Profiles serve different purposes for the media. They can be mindless space-fillers. They can be blowjobs that serve to ingratiate reporters with important figures on their beats. And, most importantly, they can be a perfect way for an angry reporter to take out his rage on someone he hates.
If you are asked to be the subject of a profile, and you know that the person or institution that wants to profile you already hates you, you must either 1) decline to participate, and write it off as creative differences, or 2) try to charm the writer so much that he changes his opinion of you somewhat. Philippe Reines was clearly very much disliked by the WaPo's Jason Horowitz (and many others!) before this profile ever came about. How can we tell? Well, various descriptions of Reines as a "self-promoting 41-year-old bachelor" with "an addiction to background dish, media recognition and proximity to power" who "no longer looks younger than his years" are subtle indicators.

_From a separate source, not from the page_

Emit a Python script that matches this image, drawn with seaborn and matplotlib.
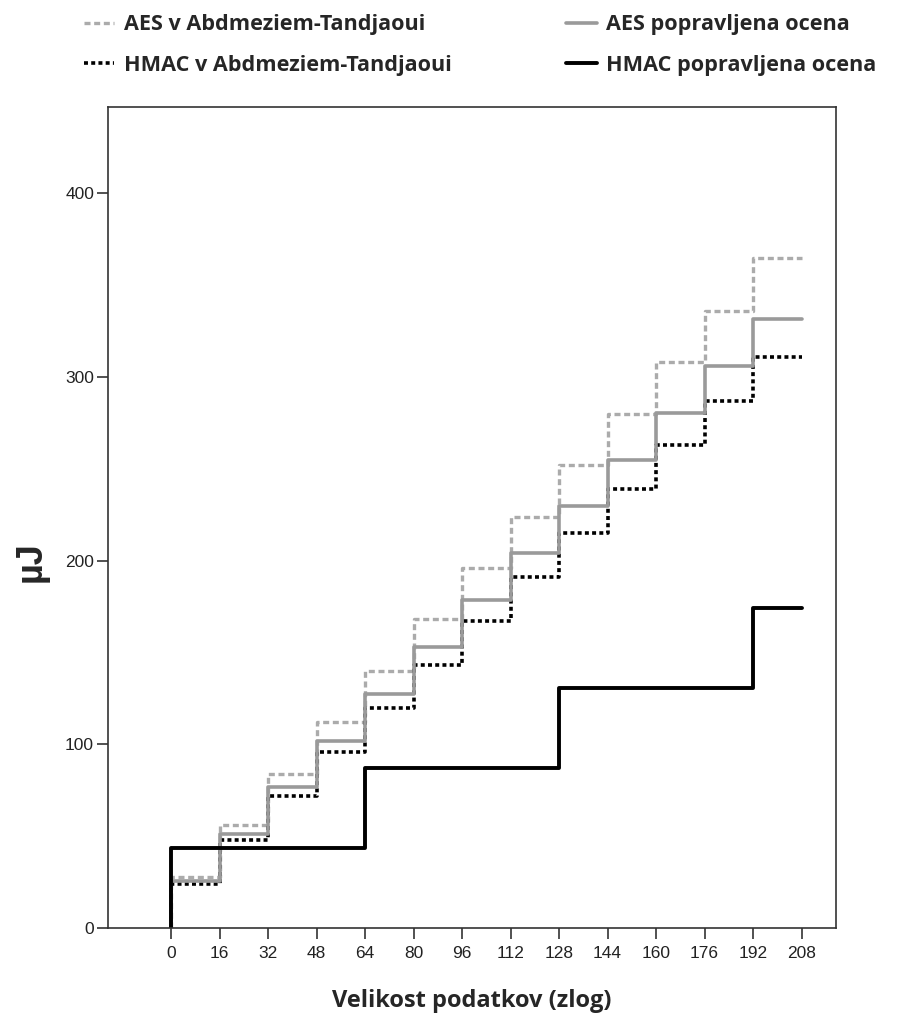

You have to anticipate these things up front, Philippe Reines.
2. Don't try to write the profile yourself.
This is a common problem with egomaniacs. They may interpret "charm the writer" as "tell the writer, in detail, exactly what to write, because he will appreciate that, and you know better than the writer, anyhow." Philippe Reines seems to suffer from this delusion.
Even as he shipped out with Clinton to an Arctic summit in Greenland, he e-mailed his profiler: "Would it be helpful if I sent you random factoids, pieces of color? For instance, I don't ever drink D.C. tap water."

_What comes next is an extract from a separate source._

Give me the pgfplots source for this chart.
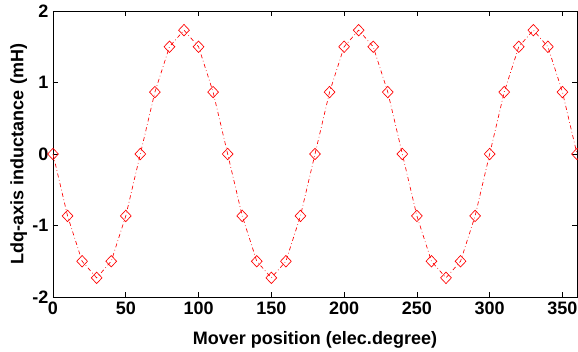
\documentclass[border=0pt]{standalone}
\usepackage{pgfplots}
\pgfplotsset{compat=1.18}
\usepackage{fontspec}
\setmainfont{Liberation Sans}
\begin{document}
\begin{tikzpicture}[x=0.75pt,y=0.75pt]
\begin{axis}[name=ax,
  scale only axis, width=524*0.75pt, height=286*0.75pt,
  at={(0,0)}, anchor=south west,
  xmin=0, xmax=360, ymin=-2, ymax=2,
  xtick={0,50,...,350}, ytick={-2,-1,0,1,2},
  tick align=inside, major tick length=5*0.75pt,
  tick style={black, line width=0.5pt},
  axis line style={line width=0.6pt},
  tick label style={font=\fontsize{13.5}{14}\selectfont\bfseries},
  /pgf/number format/assume math mode=true,
  xlabel={Mover position (elec.degree)},
  ylabel={Ldq-axis inductance (mH)},
  label style={font=\fontsize{13.5}{14}\selectfont\bfseries},
  xlabel style={yshift=-5.5pt},
  ylabel style={yshift=-3pt},
  clip=false,
]
\addplot[red, line width=0.5pt, dash dot, mark=diamond, mark size=4.3pt,
  mark options={solid, xscale=1.25, fill=white}] coordinates {
(0,0) (10,-0.866) (20,-1.5) (30,-1.732) (40,-1.5) (50,-0.866)
(60,0) (70,0.866) (80,1.5) (90,1.732) (100,1.5) (110,0.866)
(120,0) (130,-0.866) (140,-1.5) (150,-1.732) (160,-1.5) (170,-0.866)
(180,0) (190,0.866) (200,1.5) (210,1.732) (220,1.5) (230,0.866)
(240,0) (250,-0.866) (260,-1.5) (270,-1.732) (280,-1.5) (290,-0.866)
(300,0) (310,0.866) (320,1.5) (330,1.732) (340,1.5) (350,0.866)
(360,0)
};
\end{axis}
\pgfresetboundingbox
\path[use as bounding box] (-53,-54) rectangle (525,297);
\end{tikzpicture}
\end{document}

He then offered a series of bullet-point notes, including such information as "I take Pilates," "I walk to work" and "When I wear cuff-linked shirts, I wear a set that look like sink faucets, one's marked hot one's marked cold. It's a self-aware reflection that I can be both."

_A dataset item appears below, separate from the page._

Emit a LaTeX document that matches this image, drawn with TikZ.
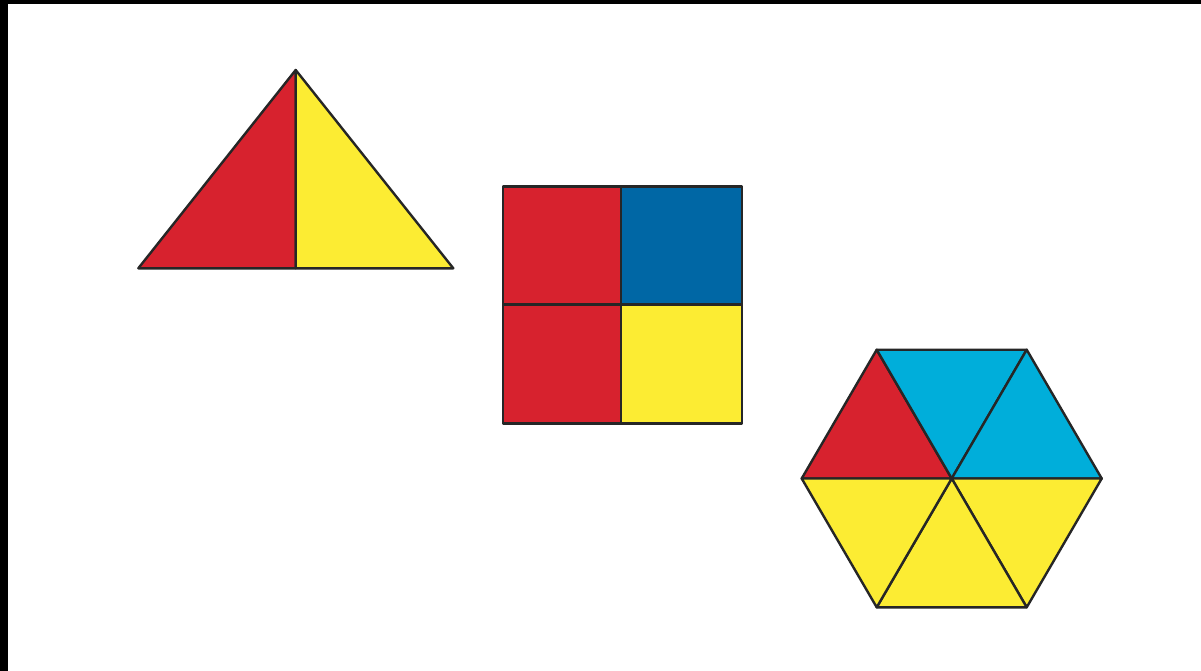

Philippe Reines is... The Most Interesting Man in the World. No, he's not.
3. Don't be an egg-sucking self promoter.
See, if you're going to go along with a profile by someone who already hates you, and you're unable to keep yourself from trying to write the damn thing for them, the very least you can do is to try to refrain—during the interviews for your profile—from engaging in the very sort of behavior that earned you your bad reputation in the first place. In Reines' case, that means cut down on the self-promotion.
In May 2007, when a spate of unauthorized biographies came out about Clinton, Reines nearly nullified them in one much-publicized quip: "Is it possible to be quoted yawning?"
"Killing books has always been a fun pastime," bragged Reines, who considers the quote his "Hall of Fame moment."
Well, he tried. No, he didn't.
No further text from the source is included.